- _Given exercise_:
Can you write out all the lines word for word, with no pictures?

- _Recorded information_:
►

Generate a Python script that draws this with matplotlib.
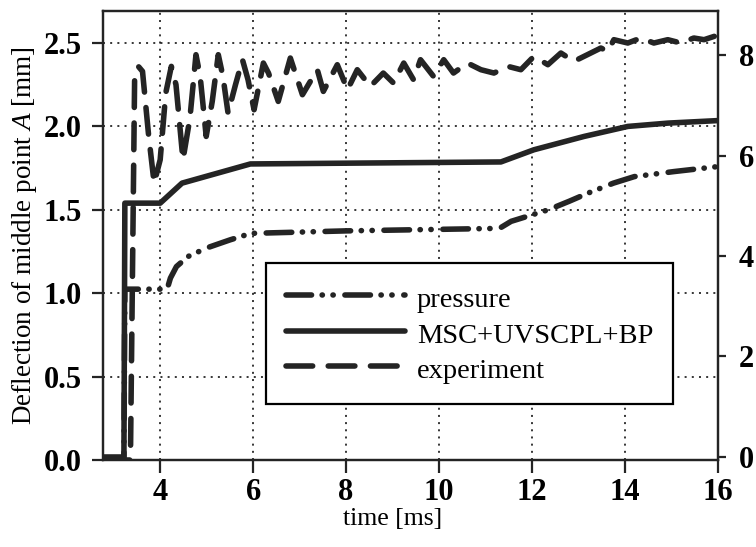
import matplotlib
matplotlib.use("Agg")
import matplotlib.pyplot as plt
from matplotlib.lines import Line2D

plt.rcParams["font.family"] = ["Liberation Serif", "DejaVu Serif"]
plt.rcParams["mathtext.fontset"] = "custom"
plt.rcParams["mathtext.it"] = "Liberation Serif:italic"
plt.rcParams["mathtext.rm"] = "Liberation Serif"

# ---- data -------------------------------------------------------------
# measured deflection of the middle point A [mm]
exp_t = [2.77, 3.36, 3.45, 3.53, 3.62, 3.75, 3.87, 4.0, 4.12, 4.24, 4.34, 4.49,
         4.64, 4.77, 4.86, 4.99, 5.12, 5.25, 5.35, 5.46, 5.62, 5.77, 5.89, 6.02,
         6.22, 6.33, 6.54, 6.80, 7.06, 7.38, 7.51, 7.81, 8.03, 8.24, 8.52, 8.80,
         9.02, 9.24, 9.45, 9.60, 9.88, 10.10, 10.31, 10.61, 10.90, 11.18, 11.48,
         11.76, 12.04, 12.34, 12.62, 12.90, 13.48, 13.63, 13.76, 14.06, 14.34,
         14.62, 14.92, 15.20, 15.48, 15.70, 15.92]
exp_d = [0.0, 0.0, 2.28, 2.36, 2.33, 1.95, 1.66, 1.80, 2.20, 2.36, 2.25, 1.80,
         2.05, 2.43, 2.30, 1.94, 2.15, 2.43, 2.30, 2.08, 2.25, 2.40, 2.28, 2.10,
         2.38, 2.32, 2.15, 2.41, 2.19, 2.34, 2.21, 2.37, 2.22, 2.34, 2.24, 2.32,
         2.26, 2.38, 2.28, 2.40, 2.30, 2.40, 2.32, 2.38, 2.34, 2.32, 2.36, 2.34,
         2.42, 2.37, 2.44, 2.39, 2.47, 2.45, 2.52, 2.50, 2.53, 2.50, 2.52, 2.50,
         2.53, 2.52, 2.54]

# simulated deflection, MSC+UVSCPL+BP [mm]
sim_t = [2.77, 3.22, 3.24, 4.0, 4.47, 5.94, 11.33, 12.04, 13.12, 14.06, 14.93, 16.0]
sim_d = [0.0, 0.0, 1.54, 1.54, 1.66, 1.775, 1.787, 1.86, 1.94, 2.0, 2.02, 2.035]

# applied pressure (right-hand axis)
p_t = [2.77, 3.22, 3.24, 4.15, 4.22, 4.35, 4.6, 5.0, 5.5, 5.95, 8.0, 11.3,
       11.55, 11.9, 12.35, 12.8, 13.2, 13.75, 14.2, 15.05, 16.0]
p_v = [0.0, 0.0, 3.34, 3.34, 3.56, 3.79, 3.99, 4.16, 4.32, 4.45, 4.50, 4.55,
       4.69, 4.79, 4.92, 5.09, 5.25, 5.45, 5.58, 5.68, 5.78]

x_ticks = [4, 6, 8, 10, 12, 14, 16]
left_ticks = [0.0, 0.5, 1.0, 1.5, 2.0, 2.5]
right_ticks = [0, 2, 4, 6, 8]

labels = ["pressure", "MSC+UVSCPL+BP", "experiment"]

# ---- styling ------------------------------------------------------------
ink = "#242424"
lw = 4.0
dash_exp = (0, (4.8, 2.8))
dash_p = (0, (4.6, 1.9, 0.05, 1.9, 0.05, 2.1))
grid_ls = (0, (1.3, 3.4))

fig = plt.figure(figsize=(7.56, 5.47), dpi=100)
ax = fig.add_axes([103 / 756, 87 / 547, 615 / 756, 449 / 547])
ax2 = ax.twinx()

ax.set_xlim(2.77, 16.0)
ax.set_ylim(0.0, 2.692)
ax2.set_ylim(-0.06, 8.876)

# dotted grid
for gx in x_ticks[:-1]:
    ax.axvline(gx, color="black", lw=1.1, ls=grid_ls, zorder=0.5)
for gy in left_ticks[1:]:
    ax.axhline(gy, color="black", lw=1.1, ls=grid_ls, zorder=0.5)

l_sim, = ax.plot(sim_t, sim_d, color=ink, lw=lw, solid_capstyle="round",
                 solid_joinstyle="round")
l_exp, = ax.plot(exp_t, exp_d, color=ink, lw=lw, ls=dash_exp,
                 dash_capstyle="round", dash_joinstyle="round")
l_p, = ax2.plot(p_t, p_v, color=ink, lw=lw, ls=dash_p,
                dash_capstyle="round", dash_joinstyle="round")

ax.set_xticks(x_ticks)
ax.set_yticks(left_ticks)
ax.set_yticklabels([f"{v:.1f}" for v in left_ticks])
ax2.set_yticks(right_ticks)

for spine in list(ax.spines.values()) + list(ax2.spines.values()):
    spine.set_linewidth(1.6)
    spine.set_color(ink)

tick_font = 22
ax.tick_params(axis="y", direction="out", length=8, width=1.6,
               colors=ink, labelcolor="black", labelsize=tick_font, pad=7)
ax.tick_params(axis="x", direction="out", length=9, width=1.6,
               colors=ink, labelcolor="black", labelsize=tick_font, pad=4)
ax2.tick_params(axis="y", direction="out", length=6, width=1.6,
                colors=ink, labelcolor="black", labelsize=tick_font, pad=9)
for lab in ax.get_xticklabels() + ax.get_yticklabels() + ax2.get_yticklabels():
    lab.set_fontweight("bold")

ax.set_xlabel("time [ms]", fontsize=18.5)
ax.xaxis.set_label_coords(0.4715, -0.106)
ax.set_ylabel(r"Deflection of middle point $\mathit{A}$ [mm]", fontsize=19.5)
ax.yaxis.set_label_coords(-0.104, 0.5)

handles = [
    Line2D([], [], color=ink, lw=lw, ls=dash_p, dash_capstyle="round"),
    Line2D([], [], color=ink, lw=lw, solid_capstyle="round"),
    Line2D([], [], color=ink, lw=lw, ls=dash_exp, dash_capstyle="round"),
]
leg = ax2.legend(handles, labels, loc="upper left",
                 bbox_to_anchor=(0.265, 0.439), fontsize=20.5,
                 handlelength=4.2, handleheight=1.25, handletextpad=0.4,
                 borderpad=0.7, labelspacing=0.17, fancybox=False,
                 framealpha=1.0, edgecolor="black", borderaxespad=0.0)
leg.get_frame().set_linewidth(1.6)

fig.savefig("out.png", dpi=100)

◄

- _Task result_:
Generate a Python script that draws this with matplotlib.
import matplotlib
matplotlib.use("Agg")
import matplotlib.pyplot as plt
from matplotlib.lines import Line2D

plt.rcParams["font.family"] = ["Liberation Serif", "DejaVu Serif"]
plt.rcParams["mathtext.fontset"] = "custom"
plt.rcParams["mathtext.it"] = "Liberation Serif:italic"
plt.rcParams["mathtext.rm"] = "Liberation Serif"

# ---- data -------------------------------------------------------------
# measured deflection of the middle point A [mm]
exp_t = [2.77, 3.36, 3.45, 3.53, 3.62, 3.75, 3.87, 4.0, 4.12, 4.24, 4.34, 4.49,
         4.64, 4.77, 4.86, 4.99, 5.12, 5.25, 5.35, 5.46, 5.62, 5.77, 5.89, 6.02,
         6.22, 6.33, 6.54, 6.80, 7.06, 7.38, 7.51, 7.81, 8.03, 8.24, 8.52, 8.80,
         9.02, 9.24, 9.45, 9.60, 9.88, 10.10, 10.31, 10.61, 10.90, 11.18, 11.48,
         11.76, 12.04, 12.34, 12.62, 12.90, 13.48, 13.63, 13.76, 14.06, 14.34,
         14.62, 14.92, 15.20, 15.48, 15.70, 15.92]
exp_d = [0.0, 0.0, 2.28, 2.36, 2.33, 1.95, 1.66, 1.80, 2.20, 2.36, 2.25, 1.80,
         2.05, 2.43, 2.30, 1.94, 2.15, 2.43, 2.30, 2.08, 2.25, 2.40, 2.28, 2.10,
         2.38, 2.32, 2.15, 2.41, 2.19, 2.34, 2.21, 2.37, 2.22, 2.34, 2.24, 2.32,
         2.26, 2.38, 2.28, 2.40, 2.30, 2.40, 2.32, 2.38, 2.34, 2.32, 2.36, 2.34,
         2.42, 2.37, 2.44, 2.39, 2.47, 2.45, 2.52, 2.50, 2.53, 2.50, 2.52, 2.50,
         2.53, 2.52, 2.54]

# simulated deflection, MSC+UVSCPL+BP [mm]
sim_t = [2.77, 3.22, 3.24, 4.0, 4.47, 5.94, 11.33, 12.04, 13.12, 14.06, 14.93, 16.0]
sim_d = [0.0, 0.0, 1.54, 1.54, 1.66, 1.775, 1.787, 1.86, 1.94, 2.0, 2.02, 2.035]

# applied pressure (right-hand axis)
p_t = [2.77, 3.22, 3.24, 4.15, 4.22, 4.35, 4.6, 5.0, 5.5, 5.95, 8.0, 11.3,
       11.55, 11.9, 12.35, 12.8, 13.2, 13.75, 14.2, 15.05, 16.0]
p_v = [0.0, 0.0, 3.34, 3.34, 3.56, 3.79, 3.99, 4.16, 4.32, 4.45, 4.50, 4.55,
       4.69, 4.79, 4.92, 5.09, 5.25, 5.45, 5.58, 5.68, 5.78]

x_ticks = [4, 6, 8, 10, 12, 14, 16]
left_ticks = [0.0, 0.5, 1.0, 1.5, 2.0, 2.5]
right_ticks = [0, 2, 4, 6, 8]

labels = ["pressure", "MSC+UVSCPL+BP", "experiment"]

# ---- styling ------------------------------------------------------------
ink = "#242424"
lw = 4.0
dash_exp = (0, (4.8, 2.8))
dash_p = (0, (4.6, 1.9, 0.05, 1.9, 0.05, 2.1))
grid_ls = (0, (1.3, 3.4))

fig = plt.figure(figsize=(7.56, 5.47), dpi=100)
ax = fig.add_axes([103 / 756, 87 / 547, 615 / 756, 449 / 547])
ax2 = ax.twinx()

ax.set_xlim(2.77, 16.0)
ax.set_ylim(0.0, 2.692)
ax2.set_ylim(-0.06, 8.876)

# dotted grid
for gx in x_ticks[:-1]:
    ax.axvline(gx, color="black", lw=1.1, ls=grid_ls, zorder=0.5)
for gy in left_ticks[1:]:
    ax.axhline(gy, color="black", lw=1.1, ls=grid_ls, zorder=0.5)

l_sim, = ax.plot(sim_t, sim_d, color=ink, lw=lw, solid_capstyle="round",
                 solid_joinstyle="round")
l_exp, = ax.plot(exp_t, exp_d, color=ink, lw=lw, ls=dash_exp,
                 dash_capstyle="round", dash_joinstyle="round")
l_p, = ax2.plot(p_t, p_v, color=ink, lw=lw, ls=dash_p,
                dash_capstyle="round", dash_joinstyle="round")

ax.set_xticks(x_ticks)
ax.set_yticks(left_ticks)
ax.set_yticklabels([f"{v:.1f}" for v in left_ticks])
ax2.set_yticks(right_ticks)

for spine in list(ax.spines.values()) + list(ax2.spines.values()):
    spine.set_linewidth(1.6)
    spine.set_color(ink)

tick_font = 22
ax.tick_params(axis="y", direction="out", length=8, width=1.6,
               colors=ink, labelcolor="black", labelsize=tick_font, pad=7)
ax.tick_params(axis="x", direction="out", length=9, width=1.6,
               colors=ink, labelcolor="black", labelsize=tick_font, pad=4)
ax2.tick_params(axis="y", direction="out", length=6, width=1.6,
                colors=ink, labelcolor="black", labelsize=tick_font, pad=9)
for lab in ax.get_xticklabels() + ax.get_yticklabels() + ax2.get_yticklabels():
    lab.set_fontweight("bold")

ax.set_xlabel("time [ms]", fontsize=18.5)
ax.xaxis.set_label_coords(0.4715, -0.106)
ax.set_ylabel(r"Deflection of middle point $\mathit{A}$ [mm]", fontsize=19.5)
ax.yaxis.set_label_coords(-0.104, 0.5)

handles = [
    Line2D([], [], color=ink, lw=lw, ls=dash_p, dash_capstyle="round"),
    Line2D([], [], color=ink, lw=lw, solid_capstyle="round"),
    Line2D([], [], color=ink, lw=lw, ls=dash_exp, dash_capstyle="round"),
]
leg = ax2.legend(handles, labels, loc="upper left",
                 bbox_to_anchor=(0.265, 0.439), fontsize=20.5,
                 handlelength=4.2, handleheight=1.25, handletextpad=0.4,
                 borderpad=0.7, labelspacing=0.17, fancybox=False,
                 framealpha=1.0, edgecolor="black", borderaxespad=0.0)
leg.get_frame().set_linewidth(1.6)

fig.savefig("out.png", dpi=100)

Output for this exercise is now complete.